Mr Berkman said there were more than 200 fatalities involving heavy vehicles across Australia last year and the NHVR takes heavy vehicle safety “very seriously”.
He said NHVR staff have met with and will continue to meet with local farmers about the role they play in making heavy vehicle travel safer.
CoR laws have been in Australia in some form since 1998 and the changes to HVNL in mid-2018 will see the introduction of Primary Duties.
In Victoria, NSW, South Australia, Tasmania and Queensland, the HVNL will be amended to clarify that all parties in the CoR have a duty to ensure the safety of transport activities related to the use of heavy vehicles.
But the parties in the CoR have not changed, so if a farmer currently has responsibilities under CoR those responsibilities continue.\
Mr Mahar said the NFF was lobbying state governments over the changes and federal Transport and Infrastructure Minister Barnaby Joyce.

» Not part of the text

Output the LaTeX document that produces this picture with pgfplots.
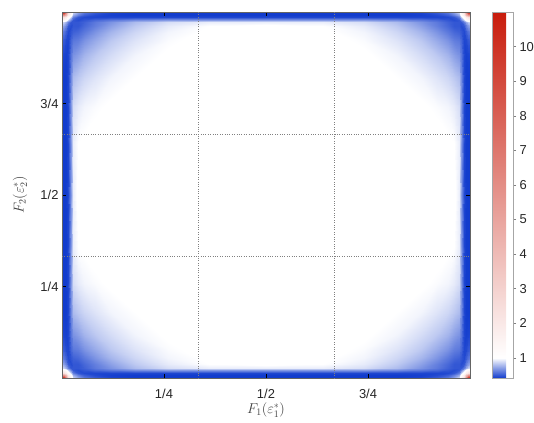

A spokesperson for Mr Joyce’s office said the amended laws maintain the existing CoR safety requirements, but are better aligned with Workplace Health and Safety laws which require all businesses to take a proactive approach to heavy vehicle safety for the benefit of the entire community.
“In the past 12 months, the NHVR has conducted more than 100 information sessions across the nation about these changes,” a statement said.
“The changes to the law won’t be introduced for several months, so there are further opportunities for small businesses, including farmers, to contact their transport providers or the NHVR to ensure their heavy vehicles are able to operate safely and legally.
“It is worth noting the NHVR has advised that many of these operators already have adequate safety systems in place.”
Common sense needed on CoR laws
NSW Nationals Senator John “Wacka” Williams said he’d been in the CoR space and followed the NHVR closely, since he was elected to parliament.
“If it’s a metre long job that we need to do, we’re about two centimetres down the road and there’s a lot more we need to do,” he said of moves to introduce uniformed laws across Australia – like volume loading for livestock, driving hours and axel limits.
“This whole CoR, whoever is pushing it, they’re pushing it too far.
“I’m really concerned about the CoR rules for areas like cattle loading.
“Was the driver excessively tired already before coming onto the farm or is the grazier responsible - how far do you go back?
“It’s up to the grazier to present good livestock and good facilities like yards and loading ramps etc - but when they’re loaded onto the truck it’s up to the truck driver to do the right thing and when they get to the abattoir or the yards it’s up to them to do the right thing.
“But to bring the whole CoR back to the grazier, if that’s what they’re planning, I’m very concerned about that.”
Queensland Nationals Senator Barry O’Sullivan said making the farmer entirely responsible for any breaches of the CoR under the NHVR was “ridiculous” and would “never happen as a matter of law”.
“I’m prepared to say that’ll never happen because it offends all of the basic principles of justice and it’s not going to happen,” he said.
“How could I be responsible for a truck driver that’s heading towards my farm and is tired?
“I would be (liable) if the truck driver said to me on the phone, ‘mate I’m beat I haven’t slept for 50 hours’ and I said ‘you’ll get here or you’ll lose the contract’.
“There’d be some liability, if I had some sense of awareness, and you’ve have to have an awareness of an environment before you’re responsible for it.
“You need to see that the brake linings are buggered.”